I'm training a few Machine learning models that represent words as vectors, using freebase as training data. Since the API has been deprecated, I'm working with raw freebase dump, which is now a list of 3.1 billion triples, containing more than 500 million distinct entities (subject/object), and I'd like to reduce this number.
I would like to remove all triples which simply denote names of subjects so that only triples containing MIDs remain. However, I've found multiple possible predicates that define the 'name' of an entity.
i) common.notable_for.display_name
ii) type.object.name
iii) /rdf-schema#label
I have 3 questions :
a) Is there any difference between the above predicates?
b) Are there any additional predicates which also describe the names of entities?

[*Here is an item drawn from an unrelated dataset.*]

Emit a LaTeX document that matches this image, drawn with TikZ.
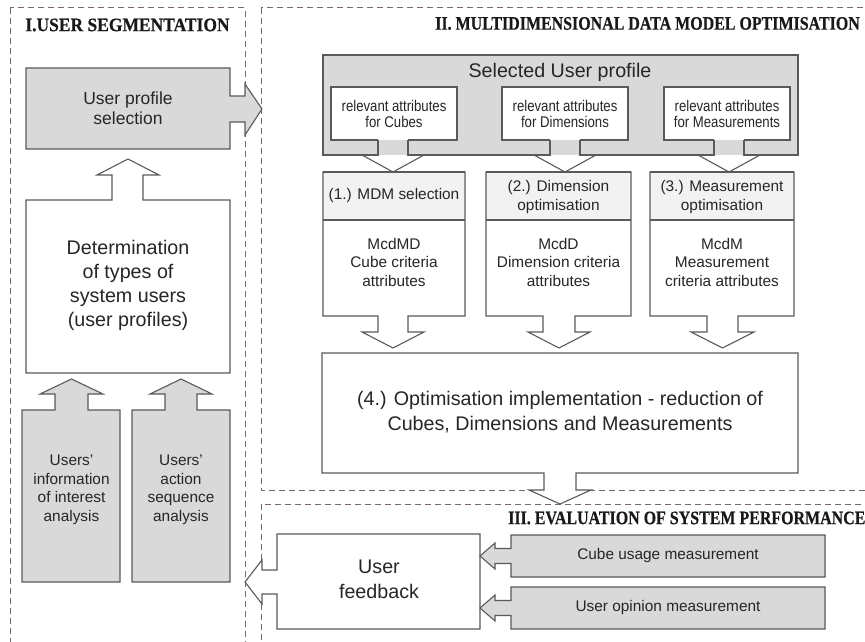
\documentclass[tikz,border=0pt]{standalone}
\usepackage{fontspec}
\setmainfont{Liberation Sans}
\newfontfamily\narrowsans[FakeStretch=0.85]{Liberation Sans}
\newfontfamily\headserif[FakeStretch=0.92,FakeBold=0.4]{Liberation Serif}
\newfontfamily\headserifnarrow[FakeStretch=0.84,FakeBold=0.4]{Liberation Serif}

\definecolor{boxgray}{HTML}{D9D9D9}
\definecolor{headgray}{HTML}{F2F2F2}
\definecolor{edgegray}{HTML}{5A5A5A}
\definecolor{dashcol}{HTML}{7A6868}
\definecolor{inktext}{HTML}{262626}

\tikzset{
  blk/.style={draw=edgegray, line width=1.1pt, line join=miter},
  blkgray/.style={blk, fill=boxgray},
  blkwhite/.style={blk, fill=white},
  container/.style={draw=dashcol, line width=1pt, dash pattern=on 6pt off 4pt},
  sectitle/.style={font=\headserifnarrow\bfseries\fontsize{19}{21}\selectfont, text=black!90, inner sep=0pt},
  bigtxt/.style={font=\fontsize{19.7}{24}\selectfont, align=center, text=inktext, inner sep=0pt},
  medtxt/.style={font=\fontsize{17.5}{20}\selectfont, align=center, text=inktext, inner sep=0pt},
  smtxt/.style={font=\fontsize{15.4}{18.5}\selectfont, align=center, text=inktext, inner sep=0pt},
  narrowtxt/.style={font=\narrowsans\fontsize{15.5}{16}\selectfont, align=center, text=inktext, inner sep=0pt}
}

\begin{document}
\begin{tikzpicture}[x=1pt,y=-1pt]
\useasboundingbox (0,0) rectangle (865,642);
\clip (0,0) rectangle (865,642);
\fill[white] (0,0) rectangle (865,642);

% ---------- section frames ----------
\draw[container] (10,8) rectangle (245,660);
\draw[container] (261,8) rectangle (890,490);
\draw[container] (261,504) rectangle (890,670);

\node[sectitle, font=\headserif\bfseries\fontsize{19}{21}\selectfont] (t1) at (127.5,25) {I.USER SEGMENTATION};
\node[sectitle, anchor=west] (t2) at (435,23.5) {II. MULTIDIMENSIONAL DATA MODEL OPTIMISATION};
\node[sectitle, anchor=west] (t3) at (508,518) {III. EVALUATION OF SYSTEM PERFORMANCE};

% ---------- I. user segmentation ----------
% user profile selection, pointing right
\draw[blkgray] (26,68) -- (230,68) -- (230,96) -- (245,96) -- (245,84) -- (262,109)
  -- (245,135) -- (245,122) -- (230,122) -- (230,149) -- (26,149) -- cycle;
\node[medtxt] (ups) at (128,108) {User profile\\selection};

% determination of user types, pointing up
\draw[blkwhite] (26,373) -- (26,200) -- (112,200) -- (112,175) -- (97,175) -- (128,159)
  -- (159,175) -- (143,175) -- (143,200) -- (230,200) -- (230,373) -- cycle;
\node[bigtxt] (det) at (128,285) {Determination\\of types of\\system users\\(user profiles)};

% two analyses, pointing up
\draw[blkgray] (22,582) -- (22,410) -- (55,410) -- (55,394) -- (40,394) -- (71.5,379)
  -- (103,394) -- (88,394) -- (88,410) -- (120,410) -- (120,582) -- cycle;
\node[smtxt] (ana1) at (71.5,490) {Users'\\information\\of interest\\analysis};
\draw[blkgray] (132,582) -- (132,410) -- (165,410) -- (165,394) -- (150,394) -- (181,379)
  -- (212,394) -- (197,394) -- (197,410) -- (230,410) -- (230,582) -- cycle;
\node[smtxt] (ana2) at (181,490) {Users'\\action\\sequence\\analysis};

% ---------- II. data model optimisation ----------
% selected user profile panel
\fill[boxgray] (323,55) rectangle (798,155);
\draw[blk] (378,140) -- (378,155) -- (323,155) -- (323,55) -- (798,55) -- (798,155) -- (744,155) -- (744,140);
\draw[blk] (408,140) -- (408,155) -- (550,155) -- (550,140);
\draw[blk] (580,140) -- (580,155) -- (714,155) -- (714,140);
\node[bigtxt] (sup) at (560,72) {Selected User profile};

% relevant attribute boxes
\fill[white] (331,87) rectangle (457,140);
\draw[blk] (378,140) -- (331,140) -- (331,87) -- (457,87) -- (457,140) -- (408,140);
\fill[white] (502,87) rectangle (628,140);
\draw[blk] (550,140) -- (502,140) -- (502,87) -- (628,87) -- (628,140) -- (580,140);
\fill[white] (664,87) rectangle (790,140);
\draw[blk] (714,140) -- (664,140) -- (664,87) -- (790,87) -- (790,140) -- (744,140);
\node[narrowtxt] (rc) at (394,114) {relevant attributes\\for Cubes};
\node[narrowtxt] (rd) at (565,114) {relevant attributes\\for Dimensions};
\node[narrowtxt] (rm) at (727,114) {relevant attributes\\for Measurements};

% arrow heads below the panel
\draw[blk] (362,155) -- (393,172) -- (424,155);
\draw[blk] (534,155) -- (565,172) -- (596,155);
\draw[blk] (698,155) -- (729,172) -- (760,155);

% (1.) MDM selection
\draw[blkwhite] (323,172) -- (465,172) -- (465,316) -- (408,316) -- (408,332) -- (424,332)
  -- (393,348) -- (362,332) -- (378,332) -- (378,316) -- (323,316) -- cycle;
\fill[headgray] (323.6,172.6) rectangle (464.4,220);
\draw[blk] (323,172) -- (465,172);
\draw[blk] (323,220) -- (465,220);
\node[smtxt] (h1) at (394,196) {(1.) MDM selection};
\node[smtxt] (b1) at (394,262) {McdMD\\Cube criteria\\attributes};

% (2.) dimension optimisation
\draw[blkwhite] (486,172) -- (631,172) -- (631,316) -- (575,316) -- (575,332) -- (590,332)
  -- (559,348) -- (528,332) -- (543,332) -- (543,316) -- (486,316) -- cycle;
\fill[headgray] (486.6,172.6) rectangle (630.4,220);
\draw[blk] (486,172) -- (631,172);
\draw[blk] (486,220) -- (631,220);
\node[smtxt] (h2) at (558.5,197) {(2.) Dimension\\optimisation};
\node[smtxt] (b2) at (558.5,262) {McdD\\Dimension criteria\\attributes};

% (3.) measurement optimisation
\draw[blkwhite] (650,172) -- (794,172) -- (794,316) -- (738,316) -- (738,332) -- (754,332)
  -- (722.5,348) -- (691,332) -- (707,332) -- (707,316) -- (650,316) -- cycle;
\fill[headgray] (650.6,172.6) rectangle (793.4,220);
\draw[blk] (650,172) -- (794,172);
\draw[blk] (650,220) -- (794,220);
\node[smtxt] (h3) at (722,197) {(3.) Measurement\\optimisation};
\node[smtxt] (b3) at (722,262) {McdM\\Measurement\\criteria attributes};

% (4.) optimisation implementation, pointing down
\draw[blkwhite] (322,353) -- (798,353) -- (798,473) -- (576,473) -- (576,490) -- (591,490)
  -- (560,504) -- (529,490) -- (544,490) -- (544,473) -- (322,473) -- cycle;
\node[bigtxt, font=\fontsize{19.7}{25}\selectfont] (impl) at (560,412)
  {(4.) Optimisation implementation - reduction of\\Cubes, Dimensions and Measurements};

% ---------- III. evaluation ----------
\draw[blkwhite] (277,534) -- (480,534) -- (480,629) -- (277,629) -- (277,594) -- (262,594)
  -- (262,604) -- (245,582) -- (262,560) -- (262,570) -- (277,570) -- cycle;
\node[bigtxt, font=\fontsize{19.7}{25}\selectfont] (fb) at (379,579) {User\\feedback};

\draw[blkgray] (511,535) -- (825,535) -- (825,577) -- (511,577) -- (511,563.5) -- (495,563.5)
  -- (495,569) -- (480,556) -- (495,543) -- (495,548.5) -- (511,548.5) -- cycle;
\node[smtxt] (cu) at (668,556) {Cube usage measurement};

\draw[blkgray] (511,587) -- (825,587) -- (825,629) -- (511,629) -- (511,615.5) -- (495,615.5)
  -- (495,621) -- (480,608) -- (495,595) -- (495,600.5) -- (511,600.5) -- cycle;
\node[smtxt] (uo) at (668,608) {User opinion measurement};
\end{tikzpicture}
\end{document}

c) Apart from the triple where a name is defined, does the name ever appear in other triples, instead of the MID?
Thank you for your help!
You should only concentrate on the type.object.name
that's the schema property holding the topic's name.
The /rdf-schema#label
is equalization, it is not part of the freebase schema.
The common.notable_for.display_name
description is: "Localized/gender appropriate display name for the notable object.", it is also a property within a CVT (compound value type) and it holds different type of information: "of all types that a topic has, what't it most "important". As far as I remember "Larry Page" was an "entrepreneur". So you don't need this property. Concentrate on the TON type.object.name
.